§ **Provided data**:
<<<<
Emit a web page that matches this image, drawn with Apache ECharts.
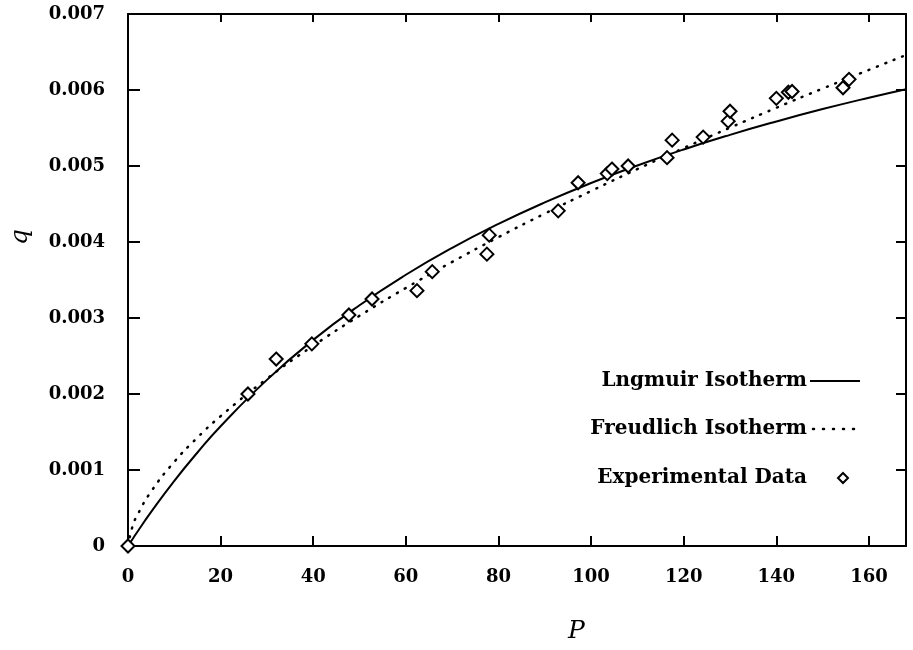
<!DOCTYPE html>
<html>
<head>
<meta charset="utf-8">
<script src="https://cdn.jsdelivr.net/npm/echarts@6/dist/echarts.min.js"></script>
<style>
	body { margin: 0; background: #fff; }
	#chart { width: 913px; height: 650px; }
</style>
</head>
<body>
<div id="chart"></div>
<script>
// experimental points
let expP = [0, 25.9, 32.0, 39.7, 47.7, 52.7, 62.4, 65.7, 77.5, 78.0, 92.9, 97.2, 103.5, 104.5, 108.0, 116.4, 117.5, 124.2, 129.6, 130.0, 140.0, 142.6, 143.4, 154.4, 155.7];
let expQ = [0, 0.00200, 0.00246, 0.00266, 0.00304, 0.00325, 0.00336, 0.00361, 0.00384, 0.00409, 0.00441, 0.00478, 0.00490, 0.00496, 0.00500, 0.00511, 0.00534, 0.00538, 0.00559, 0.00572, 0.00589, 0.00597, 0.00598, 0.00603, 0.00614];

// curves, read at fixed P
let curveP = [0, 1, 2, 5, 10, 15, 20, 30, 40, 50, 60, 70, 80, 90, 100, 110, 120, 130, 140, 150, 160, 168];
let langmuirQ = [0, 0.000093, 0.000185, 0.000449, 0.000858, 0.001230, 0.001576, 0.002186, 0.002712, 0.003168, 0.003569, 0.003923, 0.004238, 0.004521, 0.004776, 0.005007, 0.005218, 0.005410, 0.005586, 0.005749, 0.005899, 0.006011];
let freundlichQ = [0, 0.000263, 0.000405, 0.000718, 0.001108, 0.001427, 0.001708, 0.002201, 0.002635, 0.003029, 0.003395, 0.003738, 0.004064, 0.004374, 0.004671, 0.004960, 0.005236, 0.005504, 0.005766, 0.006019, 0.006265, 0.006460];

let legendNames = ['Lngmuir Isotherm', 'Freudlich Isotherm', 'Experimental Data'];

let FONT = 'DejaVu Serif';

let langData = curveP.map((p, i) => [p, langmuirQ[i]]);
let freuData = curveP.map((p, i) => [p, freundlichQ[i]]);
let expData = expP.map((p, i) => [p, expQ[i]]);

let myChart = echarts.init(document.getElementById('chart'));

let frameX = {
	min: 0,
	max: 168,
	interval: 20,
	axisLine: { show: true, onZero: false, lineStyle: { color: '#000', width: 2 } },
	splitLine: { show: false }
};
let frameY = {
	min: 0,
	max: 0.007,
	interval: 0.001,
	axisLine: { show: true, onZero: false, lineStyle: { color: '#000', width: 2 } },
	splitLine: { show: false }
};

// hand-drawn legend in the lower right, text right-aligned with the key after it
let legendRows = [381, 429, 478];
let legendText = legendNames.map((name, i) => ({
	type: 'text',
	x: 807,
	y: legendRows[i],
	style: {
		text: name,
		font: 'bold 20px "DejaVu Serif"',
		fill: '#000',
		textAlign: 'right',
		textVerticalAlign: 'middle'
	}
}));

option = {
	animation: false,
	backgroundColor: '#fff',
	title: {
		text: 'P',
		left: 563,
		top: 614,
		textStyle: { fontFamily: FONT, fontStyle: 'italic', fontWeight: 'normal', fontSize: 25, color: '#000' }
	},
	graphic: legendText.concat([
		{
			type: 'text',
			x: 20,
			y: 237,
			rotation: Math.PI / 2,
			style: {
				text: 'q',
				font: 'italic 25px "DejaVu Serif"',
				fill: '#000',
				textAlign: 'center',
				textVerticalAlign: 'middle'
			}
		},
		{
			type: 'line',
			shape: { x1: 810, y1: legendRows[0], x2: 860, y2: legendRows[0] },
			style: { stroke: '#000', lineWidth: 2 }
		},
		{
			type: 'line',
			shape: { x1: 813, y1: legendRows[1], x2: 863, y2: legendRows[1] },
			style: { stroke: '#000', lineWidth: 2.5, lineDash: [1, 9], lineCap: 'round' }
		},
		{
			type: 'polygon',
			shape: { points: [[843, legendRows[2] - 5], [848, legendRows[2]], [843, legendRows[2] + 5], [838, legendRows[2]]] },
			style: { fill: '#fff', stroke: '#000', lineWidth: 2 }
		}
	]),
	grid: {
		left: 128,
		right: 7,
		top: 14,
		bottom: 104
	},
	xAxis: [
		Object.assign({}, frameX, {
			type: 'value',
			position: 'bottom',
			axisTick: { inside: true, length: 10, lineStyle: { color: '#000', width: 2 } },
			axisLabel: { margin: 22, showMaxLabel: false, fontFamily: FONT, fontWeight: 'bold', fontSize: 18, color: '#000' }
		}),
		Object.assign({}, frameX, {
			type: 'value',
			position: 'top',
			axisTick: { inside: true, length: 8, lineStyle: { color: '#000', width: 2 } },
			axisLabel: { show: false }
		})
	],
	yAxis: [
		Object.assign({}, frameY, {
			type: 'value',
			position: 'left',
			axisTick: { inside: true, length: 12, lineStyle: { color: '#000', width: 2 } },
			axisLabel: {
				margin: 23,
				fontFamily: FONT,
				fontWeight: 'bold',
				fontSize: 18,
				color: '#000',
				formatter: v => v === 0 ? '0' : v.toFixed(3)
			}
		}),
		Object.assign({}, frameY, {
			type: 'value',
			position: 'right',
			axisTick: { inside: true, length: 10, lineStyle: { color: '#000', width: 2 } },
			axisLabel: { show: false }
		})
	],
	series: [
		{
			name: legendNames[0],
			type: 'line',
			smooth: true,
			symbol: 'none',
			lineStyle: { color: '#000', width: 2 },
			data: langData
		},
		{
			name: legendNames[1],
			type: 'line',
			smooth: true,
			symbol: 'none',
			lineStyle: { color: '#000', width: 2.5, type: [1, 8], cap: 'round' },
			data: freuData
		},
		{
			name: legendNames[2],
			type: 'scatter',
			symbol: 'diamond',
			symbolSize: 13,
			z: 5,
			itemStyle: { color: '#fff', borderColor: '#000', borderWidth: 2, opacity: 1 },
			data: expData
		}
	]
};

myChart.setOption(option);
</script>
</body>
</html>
>>>>
§ **Written task**: Exclude the images, then output the data above word for word.

§ **The output**:
Emit a web page that matches this image, drawn with Apache ECharts.
<!DOCTYPE html>
<html>
<head>
<meta charset="utf-8">
<script src="https://cdn.jsdelivr.net/npm/echarts@6/dist/echarts.min.js"></script>
<style>
	body { margin: 0; background: #fff; }
	#chart { width: 913px; height: 650px; }
</style>
</head>
<body>
<div id="chart"></div>
<script>
// experimental points
let expP = [0, 25.9, 32.0, 39.7, 47.7, 52.7, 62.4, 65.7, 77.5, 78.0, 92.9, 97.2, 103.5, 104.5, 108.0, 116.4, 117.5, 124.2, 129.6, 130.0, 140.0, 142.6, 143.4, 154.4, 155.7];
let expQ = [0, 0.00200, 0.00246, 0.00266, 0.00304, 0.00325, 0.00336, 0.00361, 0.00384, 0.00409, 0.00441, 0.00478, 0.00490, 0.00496, 0.00500, 0.00511, 0.00534, 0.00538, 0.00559, 0.00572, 0.00589, 0.00597, 0.00598, 0.00603, 0.00614];

// curves, read at fixed P
let curveP = [0, 1, 2, 5, 10, 15, 20, 30, 40, 50, 60, 70, 80, 90, 100, 110, 120, 130, 140, 150, 160, 168];
let langmuirQ = [0, 0.000093, 0.000185, 0.000449, 0.000858, 0.001230, 0.001576, 0.002186, 0.002712, 0.003168, 0.003569, 0.003923, 0.004238, 0.004521, 0.004776, 0.005007, 0.005218, 0.005410, 0.005586, 0.005749, 0.005899, 0.006011];
let freundlichQ = [0, 0.000263, 0.000405, 0.000718, 0.001108, 0.001427, 0.001708, 0.002201, 0.002635, 0.003029, 0.003395, 0.003738, 0.004064, 0.004374, 0.004671, 0.004960, 0.005236, 0.005504, 0.005766, 0.006019, 0.006265, 0.006460];

let legendNames = ['Lngmuir Isotherm', 'Freudlich Isotherm', 'Experimental Data'];

let FONT = 'DejaVu Serif';

let langData = curveP.map((p, i) => [p, langmuirQ[i]]);
let freuData = curveP.map((p, i) => [p, freundlichQ[i]]);
let expData = expP.map((p, i) => [p, expQ[i]]);

let myChart = echarts.init(document.getElementById('chart'));

let frameX = {
	min: 0,
	max: 168,
	interval: 20,
	axisLine: { show: true, onZero: false, lineStyle: { color: '#000', width: 2 } },
	splitLine: { show: false }
};
let frameY = {
	min: 0,
	max: 0.007,
	interval: 0.001,
	axisLine: { show: true, onZero: false, lineStyle: { color: '#000', width: 2 } },
	splitLine: { show: false }
};

// hand-drawn legend in the lower right, text right-aligned with the key after it
let legendRows = [381, 429, 478];
let legendText = legendNames.map((name, i) => ({
	type: 'text',
	x: 807,
	y: legendRows[i],
	style: {
		text: name,
		font: 'bold 20px "DejaVu Serif"',
		fill: '#000',
		textAlign: 'right',
		textVerticalAlign: 'middle'
	}
}));

option = {
	animation: false,
	backgroundColor: '#fff',
	title: {
		text: 'P',
		left: 563,
		top: 614,
		textStyle: { fontFamily: FONT, fontStyle: 'italic', fontWeight: 'normal', fontSize: 25, color: '#000' }
	},
	graphic: legendText.concat([
		{
			type: 'text',
			x: 20,
			y: 237,
			rotation: Math.PI / 2,
			style: {
				text: 'q',
				font: 'italic 25px "DejaVu Serif"',
				fill: '#000',
				textAlign: 'center',
				textVerticalAlign: 'middle'
			}
		},
		{
			type: 'line',
			shape: { x1: 810, y1: legendRows[0], x2: 860, y2: legendRows[0] },
			style: { stroke: '#000', lineWidth: 2 }
		},
		{
			type: 'line',
			shape: { x1: 813, y1: legendRows[1], x2: 863, y2: legendRows[1] },
			style: { stroke: '#000', lineWidth: 2.5, lineDash: [1, 9], lineCap: 'round' }
		},
		{
			type: 'polygon',
			shape: { points: [[843, legendRows[2] - 5], [848, legendRows[2]], [843, legendRows[2] + 5], [838, legendRows[2]]] },
			style: { fill: '#fff', stroke: '#000', lineWidth: 2 }
		}
	]),
	grid: {
		left: 128,
		right: 7,
		top: 14,
		bottom: 104
	},
	xAxis: [
		Object.assign({}, frameX, {
			type: 'value',
			position: 'bottom',
			axisTick: { inside: true, length: 10, lineStyle: { color: '#000', width: 2 } },
			axisLabel: { margin: 22, showMaxLabel: false, fontFamily: FONT, fontWeight: 'bold', fontSize: 18, color: '#000' }
		}),
		Object.assign({}, frameX, {
			type: 'value',
			position: 'top',
			axisTick: { inside: true, length: 8, lineStyle: { color: '#000', width: 2 } },
			axisLabel: { show: false }
		})
	],
	yAxis: [
		Object.assign({}, frameY, {
			type: 'value',
			position: 'left',
			axisTick: { inside: true, length: 12, lineStyle: { color: '#000', width: 2 } },
			axisLabel: {
				margin: 23,
				fontFamily: FONT,
				fontWeight: 'bold',
				fontSize: 18,
				color: '#000',
				formatter: v => v === 0 ? '0' : v.toFixed(3)
			}
		}),
		Object.assign({}, frameY, {
			type: 'value',
			position: 'right',
			axisTick: { inside: true, length: 10, lineStyle: { color: '#000', width: 2 } },
			axisLabel: { show: false }
		})
	],
	series: [
		{
			name: legendNames[0],
			type: 'line',
			smooth: true,
			symbol: 'none',
			lineStyle: { color: '#000', width: 2 },
			data: langData
		},
		{
			name: legendNames[1],
			type: 'line',
			smooth: true,
			symbol: 'none',
			lineStyle: { color: '#000', width: 2.5, type: [1, 8], cap: 'round' },
			data: freuData
		},
		{
			name: legendNames[2],
			type: 'scatter',
			symbol: 'diamond',
			symbolSize: 13,
			z: 5,
			itemStyle: { color: '#fff', borderColor: '#000', borderWidth: 2, opacity: 1 },
			data: expData
		}
	]
};

myChart.setOption(option);
</script>
</body>
</html>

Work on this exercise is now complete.